Tom Ridge, secretary of homeland security, is due to appear today before the House Select Committee on Homeland Security. The Washington Post notes that Sen. John F. Kerry (D-Mass.) has accused the Bush administration of underfunding the department, “tinkering while the clock on homeland security is ticking.” The Post says in an editorial that no one can measure whether the administration’s proposed $40 billion in new resources will be money well spent.
The new department does not provide Congress with regularly updated risk assessment reports. The department has requested assessments of homeland security needs from all 50 states; only when those are evaluated and processed, officials say, will it be possible to produce a meaningful national strategy. Without a better analysis of likely threats and targets, says the Post, it’s impossible to say whether the amounts allocated are grossly inadequate or wastefully large.
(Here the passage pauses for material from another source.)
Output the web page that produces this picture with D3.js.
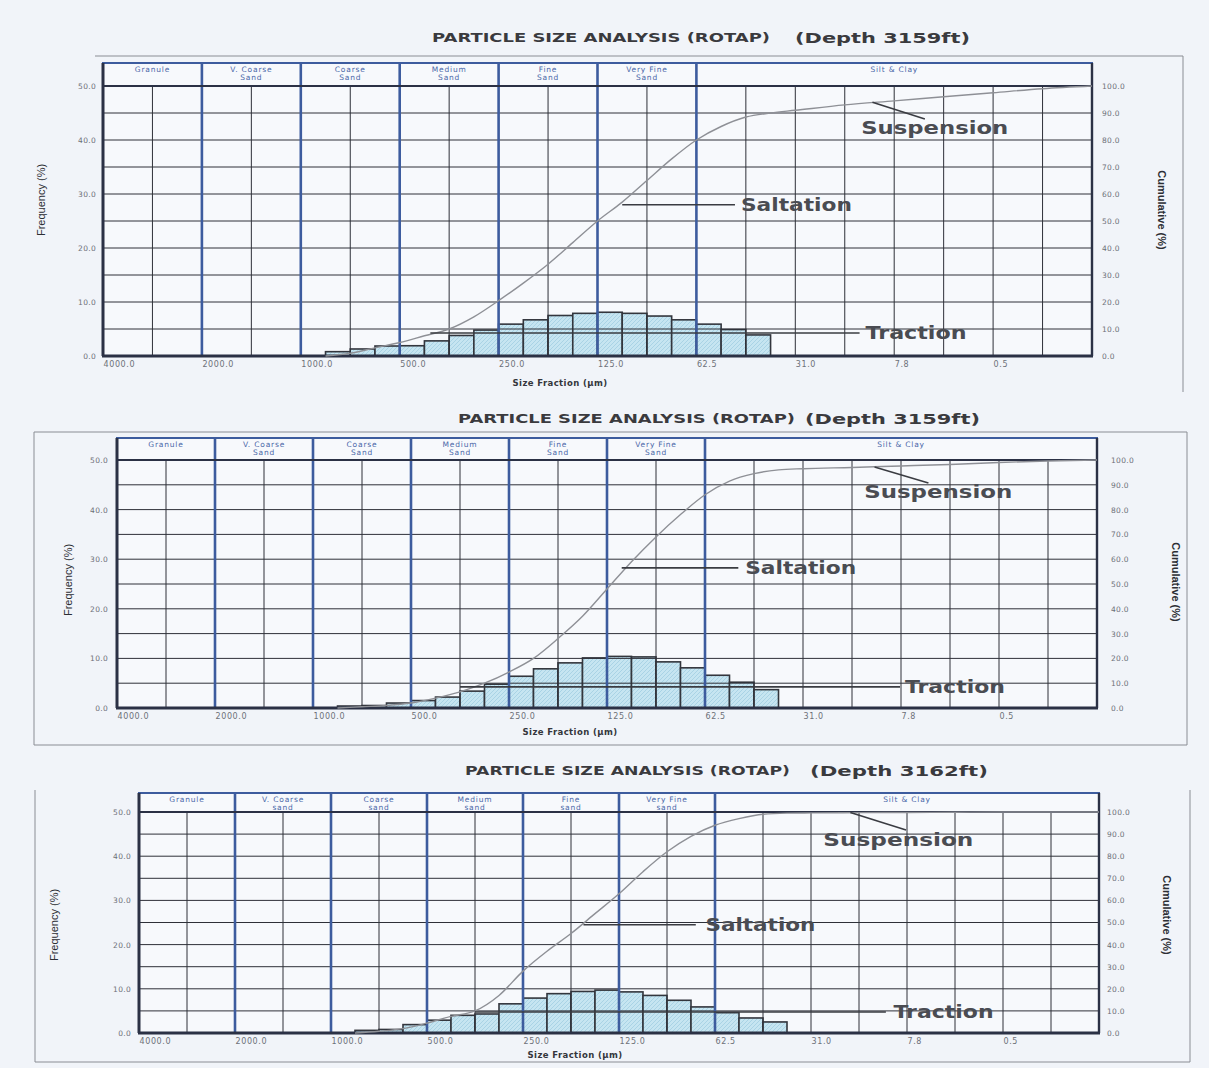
<!DOCTYPE html>
<html>
<head>
<meta charset="utf-8">
<script src="https://cdn.jsdelivr.net/npm/d3@7"></script>
<style>
  body { margin: 0; background: #f1f4f9; }
  svg { display: block; }
</style>
</head>
<body>
<svg id="chart" width="1209" height="1068"></svg>
<script>
// Sieve size scale (phi units, 4000 µm = -2) and its printed labels
const sizeTickPhi = [-2, -1, 0, 1, 2, 3, 4, 5, 6, 7];
const sizeTickLabels = ["4000.0", "2000.0", "1000.0", "500.0", "250.0", "125.0", "62.5", "31.0", "7.8", "0.5"];

// Wentworth classes across the top band
const classBounds = [-2, -1, 0, 1, 2, 3, 4, 8];
const classNamesA = [["Granule"], ["V. Coarse", "Sand"], ["Coarse", "Sand"], ["Medium", "Sand"], ["Fine", "Sand"], ["Very Fine", "Sand"], ["Silt & Clay"]];
const classNamesB = [["Granule"], ["V. Coarse", "sand"], ["Coarse", "sand"], ["Medium", "sand"], ["Fine", "sand"], ["Very Fine", "sand"], ["Silt & Clay"]];

const freqTicks = [0, 10, 20, 30, 40, 50];
const cumTicks = [0, 10, 20, 30, 40, 50, 60, 70, 80, 90, 100];

// Quarter-phi sieve bins (start of each bin, phi)
const binStartPhi = [0.25, 0.5, 0.75, 1, 1.25, 1.5, 1.75, 2, 2.25, 2.5, 2.75, 3, 3.25, 3.5, 3.75, 4, 4.25, 4.5];
const binWidthPhi = 0.25;

// Frequency (%) retained per bin
const freq3159a = [0.8, 1.3, 1.85, 1.9, 2.8, 3.8, 4.8, 5.9, 6.7, 7.5, 7.9, 8.1, 7.9, 7.4, 6.7, 5.9, 4.9, 3.9];
const freq3159b = [0.4, 0.5, 1.0, 1.5, 2.2, 3.4, 4.8, 6.4, 7.9, 9.1, 10.1, 10.4, 10.3, 9.3, 8.1, 6.6, 5.2, 3.7];
const freq3162  = [0.6, 0.8, 1.9, 2.9, 4.0, 4.3, 6.6, 7.9, 8.9, 9.4, 9.7, 9.3, 8.5, 7.4, 5.9, 4.6, 3.4, 2.5];

// Cumulative curve (%) sampled at these phi positions
const cumPhi = [0.25, 0.5, 0.75, 1, 1.25, 1.5, 1.75, 2, 2.25, 2.5, 2.75, 3, 3.25, 3.5, 3.75, 4, 4.25, 4.5, 4.75, 5, 5.5, 6, 6.5, 7, 7.5, 8];
const cum3159a = [0, 1, 3, 5, 7.5, 10, 14.5, 20.5, 27, 34, 42, 50, 57, 65, 73, 80, 85, 88.5, 90, 91, 93, 94.5, 96, 97.5, 99, 100];
const cum3159b = [0, 0.5, 1, 2, 4, 6.5, 10, 14.5, 20, 28, 37, 48, 59, 69, 78, 86, 91.5, 94.5, 96, 96.5, 97, 97.6, 98.2, 99, 99.6, 100];
const cum3162  = [0, 0.8, 2, 4.5, 7.5, 10, 17, 28, 37, 45, 54, 63, 73, 82, 89, 94, 97, 99, 99.5, 99.6, 99.7, 99.8, 99.9, 100, 100, 100];

// Transport-mode callouts: [label, fromPhi, fromCum, toPhi, toCum, labelPhi, labelCum, anchor, width]
const notes3159a = [
  ["Suspension", 5.78, 94, 6.31, 87.8, 6.41, 84.4, "middle", 147],
  ["Saltation", 3.25, 56, 4.39, 56, 4.45, 56, "start", 111],
  ["Traction", 1.31, 8.5, 5.65, 8.5, 5.71, 8.5, "start", 101]
];
const notes3159b = [
  ["Suspension", 5.73, 97.2, 6.28, 90.7, 6.38, 87, "middle", 148],
  ["Saltation", 3.15, 56.5, 4.34, 56.5, 4.41, 56.5, "start", 111],
  ["Traction", 1.5, 8.5, 5.99, 8.5, 6.04, 8.5, "start", 100]
];
const notes3162 = [
  ["Suspension", 5.41, 99.8, 5.99, 91.9, 5.91, 87.3, "middle", 150],
  ["Saltation", 2.63, 49, 3.8, 49, 3.9, 49, "start", 110],
  ["Traction", 1.5, 9.5, 5.78, 9.5, 5.86, 9.5, "start", 100]
];

const panels = [
  { depth: "(Depth 3159ft)", freq: freq3159a, cum: cum3159a, notes: notes3159a, classes: classNamesA,
    left: 103, right: 1092, top: 86, bottom: 356, band: 63,
    titleY: 42, titleX1: 432, titleW1: 338, titleX2: 795, titleW2: 175, leftPad: 7, rightPad: 10,
    yTitleX: 45, yTitleY: 200, cTitleX: 1158, cTitleY: 210, xTitleY: 386, xTitleX: 560,
    frame: "M 95 56 H 1183 V 392" },
  { depth: "(Depth 3159ft)", freq: freq3159b, cum: cum3159b, notes: notes3159b, classes: classNamesA,
    left: 117, right: 1097, top: 460, bottom: 708, band: 438,
    titleY: 423, titleX1: 458, titleW1: 337, titleX2: 805, titleW2: 175, leftPad: 9, rightPad: 14,
    yTitleX: 72, yTitleY: 580, cTitleX: 1172, cTitleY: 582, xTitleY: 735, xTitleX: 570,
    frame: "M 34 432 H 1187 V 745 H 34 Z" },
  { depth: "(Depth 3162ft)", freq: freq3162, cum: cum3162, notes: notes3162, classes: classNamesB,
    left: 139, right: 1099, top: 812, bottom: 1033, band: 793,
    titleY: 775, titleX1: 465, titleW1: 325, titleX2: 810, titleW2: 178, leftPad: 8, rightPad: 8,
    yTitleX: 58, yTitleY: 925, cTitleX: 1163, cTitleY: 915, xTitleY: 1058, xTitleX: 575,
    frame: "M 35 790 V 1062 H 1190 V 790" }
];

const svg = d3.select("#chart");
svg.append("rect").attr("width", 1209).attr("height", 1068).attr("fill", "#f1f4f9");

const defs = svg.append("defs");
const pat = defs.append("pattern").attr("id", "hatch").attr("patternUnits", "userSpaceOnUse")
  .attr("width", 4).attr("height", 4);
pat.append("rect").attr("width", 4).attr("height", 4).attr("fill", "#c6e5f1");
pat.append("path").attr("d", "M-1,1 l2,-2 M0,4 l4,-4 M3,5 l2,-2").attr("stroke", "#a2cee2").attr("stroke-width", 0.8);

const BLUE = "#3d5c9e";
const DARK = "#2b3145";
const TICK = "#6d7078";
const fmt = d3.format(".1f");

function drawPanel(p) {
  const g = svg.append("g");
  const x = d3.scaleLinear().domain([-2, 8]).range([p.left, p.right]);
  const yF = d3.scaleLinear().domain([0, 50]).range([p.bottom, p.top]);
  const yC = d3.scaleLinear().domain([0, 100]).range([p.bottom, p.top]);

  // outer frame of the sheet
  g.append("path").attr("d", p.frame).attr("fill", "none").attr("stroke", "#8a8d94").attr("stroke-width", 1);

  // title
  g.append("text").attr("x", p.titleX1).attr("y", p.titleY)
    .attr("font-family", "DejaVu Sans, sans-serif").attr("font-weight", "bold")
    .attr("font-size", 12.5).attr("fill", "#3a3a3e")
    .attr("textLength", p.titleW1).attr("lengthAdjust", "spacingAndGlyphs")
    .text("PARTICLE SIZE ANALYSIS (ROTAP)");
  g.append("text").attr("x", p.titleX2).attr("y", p.titleY + 0.5)
    .attr("font-family", "DejaVu Sans, sans-serif").attr("font-weight", "bold")
    .attr("font-size", 14.5).attr("fill", "#3a3a3e")
    .attr("textLength", p.titleW2).attr("lengthAdjust", "spacingAndGlyphs")
    .text(p.depth);

  // plot background
  g.append("rect").attr("x", p.left).attr("y", p.band).attr("width", p.right - p.left)
    .attr("height", p.bottom - p.band).attr("fill", "#f7f9fc");

  // histogram bars
  g.append("g").selectAll("rect").data(p.freq).join("rect")
    .attr("x", (d, i) => x(binStartPhi[i]))
    .attr("width", (d, i) => x(binStartPhi[i] + binWidthPhi) - x(binStartPhi[i]))
    .attr("y", d => yF(d))
    .attr("height", d => yF(0) - yF(d))
    .attr("fill", "url(#hatch)").attr("stroke", "#33363d").attr("stroke-width", 1.6);

  // horizontal grid every 5 %
  g.append("g").selectAll("line").data(d3.range(5, 50, 5)).join("line")
    .attr("x1", p.left).attr("x2", p.right).attr("y1", d => yF(d)).attr("y2", d => yF(d))
    .attr("stroke", "#2e3038").attr("stroke-width", 1);

  // half-phi vertical grid
  const halfPhi = d3.range(-1.5, 8, 0.5).filter(v => !(Number.isInteger(v) && v <= 4));
  g.append("g").selectAll("line").data(halfPhi).join("line")
    .attr("x1", d => x(d)).attr("x2", d => x(d)).attr("y1", p.top).attr("y2", p.bottom)
    .attr("stroke", "#2e3038").attr("stroke-width", 1);

  // class boundaries
  g.append("g").selectAll("line").data(classBounds.slice(1, -1)).join("line")
    .attr("x1", d => x(d)).attr("x2", d => x(d)).attr("y1", p.band).attr("y2", p.bottom)
    .attr("stroke", BLUE).attr("stroke-width", 2.6);

  // class band
  g.append("rect").attr("x", p.left).attr("y", p.band).attr("width", p.right - p.left)
    .attr("height", p.top - p.band).attr("fill", "none").attr("stroke", BLUE).attr("stroke-width", 2);
  const cls = g.append("g").selectAll("text").data(p.classes).join("text")
    .attr("x", (d, i) => (x(classBounds[i]) + x(classBounds[i + 1])) / 2)
    .attr("y", p.band + 9)
    .attr("text-anchor", "middle").attr("font-family", "DejaVu Sans, sans-serif")
    .attr("font-size", 7.5).attr("letter-spacing", 0.8).attr("fill", "#4a67a8");
  cls.selectAll("tspan").data(d => d).join("tspan")
    .attr("x", function () { return d3.select(this.parentNode).attr("x"); })
    .attr("dy", (d, i) => i === 0 ? 0 : 7.5)
    .text(d => d);

  // plot border
  g.append("line").attr("x1", p.left).attr("x2", p.right).attr("y1", p.top).attr("y2", p.top)
    .attr("stroke", DARK).attr("stroke-width", 2.2);
  g.append("line").attr("x1", p.left - 1).attr("x2", p.right + 1).attr("y1", p.bottom).attr("y2", p.bottom)
    .attr("stroke", DARK).attr("stroke-width", 2.8);
  g.append("line").attr("x1", p.left).attr("x2", p.left).attr("y1", p.band).attr("y2", p.bottom)
    .attr("stroke", DARK).attr("stroke-width", 3);
  g.append("line").attr("x1", p.right).attr("x2", p.right).attr("y1", p.band).attr("y2", p.bottom)
    .attr("stroke", DARK).attr("stroke-width", 2.4);

  // cumulative curve
  const line = d3.line().x((d, i) => x(cumPhi[i])).y(d => yC(d)).curve(d3.curveMonotoneX);
  g.append("path").datum(p.cum).attr("d", line)
    .attr("fill", "none").attr("stroke", "#8e9096").attr("stroke-width", 1.4);

  // callouts
  p.notes.forEach(n => {
    g.append("line").attr("x1", x(n[1])).attr("y1", yC(n[2])).attr("x2", x(n[3])).attr("y2", yC(n[4]))
      .attr("stroke", "#3a3c42").attr("stroke-width", 1.6);
    g.append("text").attr("x", x(n[5])).attr("y", yC(n[6])).attr("dy", "0.36em")
      .attr("text-anchor", n[7]).attr("font-family", "DejaVu Sans, sans-serif")
      .attr("font-weight", "bold").attr("font-size", 17)
      .attr("textLength", n[8]).attr("lengthAdjust", "spacingAndGlyphs")
      .attr("fill", "#4a4c52").text(n[0]);
  });

  // axes
  const styleAxis = (size, spacing) => sel => {
    sel.select(".domain").remove();
    sel.selectAll("line").remove();
    sel.selectAll("text").attr("font-family", "DejaVu Sans, sans-serif").attr("font-size", size)
      .attr("letter-spacing", spacing).attr("fill", TICK);
  };
  g.append("g").attr("transform", `translate(${p.left},0)`)
    .call(d3.axisLeft(yF).tickValues(freqTicks).tickFormat(fmt).tickSize(0).tickPadding(p.leftPad))
    .call(styleAxis(7.5, 0.3));
  g.append("g").attr("transform", `translate(${p.right},0)`)
    .call(d3.axisRight(yC).tickValues(cumTicks).tickFormat(fmt).tickSize(0).tickPadding(p.rightPad))
    .call(styleAxis(7.5, 0.3));
  g.append("g").attr("transform", `translate(0,${p.bottom})`)
    .call(d3.axisBottom(x).tickValues(sizeTickPhi).tickFormat((d, i) => sizeTickLabels[i]).tickSize(0).tickPadding(5))
    .call(styleAxis(8, 0.6))
    .call(s => s.selectAll("text").attr("text-anchor", "start").attr("dx", 0));

  // axis titles
  g.append("text").attr("transform", `translate(${p.yTitleX},${p.yTitleY}) rotate(-90)`)
    .attr("text-anchor", "middle").attr("font-family", "Liberation Sans Narrow, Liberation Sans, sans-serif")
    .attr("font-size", 11).attr("fill", "#2c2e34").text("Frequency (%)");
  g.append("text").attr("transform", `translate(${p.cTitleX},${p.cTitleY}) rotate(90)`)
    .attr("text-anchor", "middle").attr("font-family", "Liberation Sans Narrow, Liberation Sans, sans-serif")
    .attr("font-weight", "bold").attr("font-size", 11).attr("fill", "#2c2e34").text("Cumulative (%)");
  g.append("text").attr("x", p.xTitleX).attr("y", p.xTitleY).attr("text-anchor", "middle")
    .attr("font-family", "DejaVu Sans, sans-serif").attr("font-weight", "bold")
    .attr("font-size", 8.5).attr("letter-spacing", 0.4).attr("fill", "#34363c").text("Size Fraction (µm)");
}

panels.forEach(drawPanel);
</script>
</body>
</html>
In two areas of spending, the lack of clear goals should cause particular concern, editorializes the Post. One is “first responders”: the emergency workers, firefighters, and police. At least some of the $8 billion dispersed in the past year is still in limbo between the federal government, states, and localities. Every fire department would like more money and new equipment and would prefer not to pool its resources with neighboring departments; the danger of duplication and overspending is enormous. It isn’t clear whether Congress or the administration is prepared to make hard choices about who needs more money.
Another area that could use closer scrutiny: this year’s budget includes more funding for Project Bioshield, which is designed to develop and purchase vaccines and antidotes against known diseases that could be used in bioterrorism. What it does not do is provide funding for basic research to cope with the threat of viruses and microbes that can now be engineered in thousands of labs around the world.